__What you need to do__
Retype only what runs from the beginning of the data through the line with "Serif', 'Times New"; please omit the pictures and keep every line exact.

####################

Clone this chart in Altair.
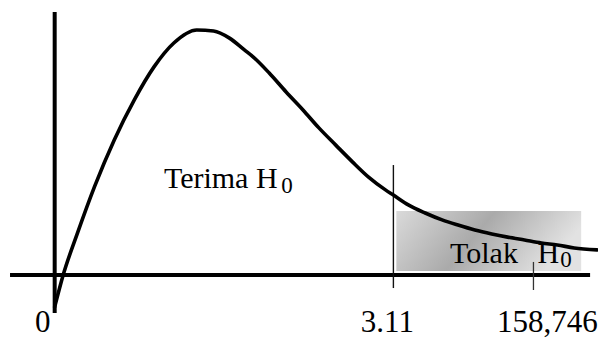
import altair as alt
import pandas as pd

# Curve (schematic units: x = F position, y = relative density)
curve_x = [0.0, 0.078, 0.210, 0.365, 0.547, 0.730, 0.912, 1.094, 1.304, 1.459, 1.605,
           1.742, 1.824, 1.970, 2.125, 2.280, 2.426, 2.581, 2.736, 2.882, 3.037, 3.110,
           3.247, 3.402, 3.557, 3.703, 3.858, 4.013, 4.159, 4.314, 4.469, 4.615, 4.770, 4.979]
curve_y = [-0.130, 0.0, 0.171, 0.358, 0.549, 0.711, 0.846, 0.943, 0.996, 0.992, 0.963,
           0.915, 0.886, 0.821, 0.744, 0.671, 0.598, 0.528, 0.459, 0.398, 0.346, 0.325,
           0.285, 0.252, 0.224, 0.203, 0.183, 0.167, 0.154, 0.142, 0.130, 0.122, 0.110, 0.102]

# Axes (segments)
axis_x = [0.0, -0.41]
axis_x2 = [0.0, 4.916]
axis_y = [-0.154, 0.0]
axis_y2 = [1.069, 0.0]

# Critical value line and the computed-F tick
crit_x = [3.11]
crit_y = [-0.053]
crit_y2 = [0.447]
tick_x = [4.396]
tick_y = [-0.061]
tick_y2 = [0.053]

# Rejection region box
rej_x = [3.137]
rej_x2 = [4.834]
rej_y = [0.016]
rej_y2 = [0.260]

# Tick labels
tick_labels = ["0", "3.11", "158,746"]
tick_label_x = [-0.109, 3.055, 4.523]
tick_label_y = [-0.232, -0.232, -0.232]

# Region labels
region_text = ["Terima H", "Tolak", "H"]
region_x = [1.003, 3.630, 4.432]
region_y = [0.354, 0.049, 0.049]
sub_text = ["0", "0"]
sub_x = [2.080, 4.642]
sub_y = [0.333, 0.033]

XD = [-0.4286, 4.9886]
YD = [-0.2602, 1.0854]
xs = alt.Scale(domain=XD, nice=False, zero=False)
ys = alt.Scale(domain=YD, nice=False, zero=False)
FONT = "'Liberation Serif', 'Times New Roman', serif"

curve_df = pd.DataFrame({"x": curve_x, "y": curve_y})
axes_df = pd.DataFrame({"x": axis_x, "x2": axis_x2, "y": axis_y, "y2": axis_y2})
crit_df = pd.DataFrame({"x": crit_x, "y": crit_y, "y2": crit_y2})
tick_df = pd.DataFrame({"x": tick_x, "y": tick_y, "y2": tick_y2})
rej_df = pd.DataFrame({"x": rej_x, "x2": rej_x2, "y": rej_y, "y2": rej_y2})
tl_df = pd.DataFrame({"t": tick_labels, "x": tick_label_x, "y": tick_label_y})
rt_df = pd.DataFrame({"t": region_text, "x": region_x, "y": region_y})
st_df = pd.DataFrame({"t": sub_text, "x": sub_x, "y": sub_y})

X = lambda f="x": alt.X(f"{f}:Q", scale=xs, axis=None)
Y = lambda f="y": alt.Y(f"{f}:Q", scale=ys, axis=None)

grad = alt.Gradient(
    gradient="linear",
    stops=[
        alt.GradientStop(offset=0, color="#dadada"),
        alt.GradientStop(offset=0.5, color="#aaaaaa"),
        alt.GradientStop(offset=1, color="#e2e2e2"),
    ],
    x1=0, y1=0, x2=1, y2=0.27,
)

rej = alt.Chart(rej_df).mark_rect(fill=grad).encode(
    x=X(), x2="x2:Q", y=Y(), y2="y2:Q")

axes = alt.Chart(axes_df).mark_rule(color="black", strokeWidth=4).encode(
    x=X(), x2="x2:Q", y=Y(), y2="y2:Q")

crit = alt.Chart(crit_df).mark_rule(color="#111", strokeWidth=1.4).encode(
    x=X(), y=Y(), y2="y2:Q")

tick = alt.Chart(tick_df).mark_rule(color="#333", strokeWidth=1.3).encode(
    x=X(), y=Y(), y2="y2:Q")

curve = alt.Chart(curve_df).mark_line(
    color="black", strokeWidth=3.6, interpolate="monotone", strokeCap="round"
).encode(x=X(), y=Y(), order="x:Q")

tl = alt.Chart(tl_df).mark_text(
    font=FONT, fontSize=31, align="center", baseline="alphabetic", color="black"
).encode(x=X(), y=Y(), text="t:N")

rt = alt.Chart(rt_df).mark_text(
    font=FONT, fontSize=30, align="left", baseline="alphabetic", color="black"
).encode(x=X(), y=Y(), text="t:N")

st = alt.Chart(st_df).mark_text(
    font=FONT, fontSize=23, align="left", baseline="alphabetic", color="black"
).encode(x=X(), y=Y(), text="t:N")

chart = alt.layer(rej, axes, crit, tick, curve, tl, rt, st).properties(
    width=590, height=331,
    autosize=alt.AutoSizeParams(type="none"),
    padding=0,
).configure_view(strokeWidth=0)

chart.save("out.html", embed_options={"renderer": "svg", "actions": False})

####################

__Task output__
Clone this chart in Altair.
import altair as alt
import pandas as pd

# Curve (schematic units: x = F position, y = relative density)
curve_x = [0.0, 0.078, 0.210, 0.365, 0.547, 0.730, 0.912, 1.094, 1.304, 1.459, 1.605,
           1.742, 1.824, 1.970, 2.125, 2.280, 2.426, 2.581, 2.736, 2.882, 3.037, 3.110,
           3.247, 3.402, 3.557, 3.703, 3.858, 4.013, 4.159, 4.314, 4.469, 4.615, 4.770, 4.979]
curve_y = [-0.130, 0.0, 0.171, 0.358, 0.549, 0.711, 0.846, 0.943, 0.996, 0.992, 0.963,
           0.915, 0.886, 0.821, 0.744, 0.671, 0.598, 0.528, 0.459, 0.398, 0.346, 0.325,
           0.285, 0.252, 0.224, 0.203, 0.183, 0.167, 0.154, 0.142, 0.130, 0.122, 0.110, 0.102]

# Axes (segments)
axis_x = [0.0, -0.41]
axis_x2 = [0.0, 4.916]
axis_y = [-0.154, 0.0]
axis_y2 = [1.069, 0.0]

# Critical value line and the computed-F tick
crit_x = [3.11]
crit_y = [-0.053]
crit_y2 = [0.447]
tick_x = [4.396]
tick_y = [-0.061]
tick_y2 = [0.053]

# Rejection region box
rej_x = [3.137]
rej_x2 = [4.834]
rej_y = [0.016]
rej_y2 = [0.260]

# Tick labels
tick_labels = ["0", "3.11", "158,746"]
tick_label_x = [-0.109, 3.055, 4.523]
tick_label_y = [-0.232, -0.232, -0.232]

# Region labels
region_text = ["Terima H", "Tolak", "H"]
region_x = [1.003, 3.630, 4.432]
region_y = [0.354, 0.049, 0.049]
sub_text = ["0", "0"]
sub_x = [2.080, 4.642]
sub_y = [0.333, 0.033]

XD = [-0.4286, 4.9886]
YD = [-0.2602, 1.0854]
xs = alt.Scale(domain=XD, nice=False, zero=False)
ys = alt.Scale(domain=YD, nice=False, zero=False)
FONT = "'Liberation Serif', 'Times New Roman', serif"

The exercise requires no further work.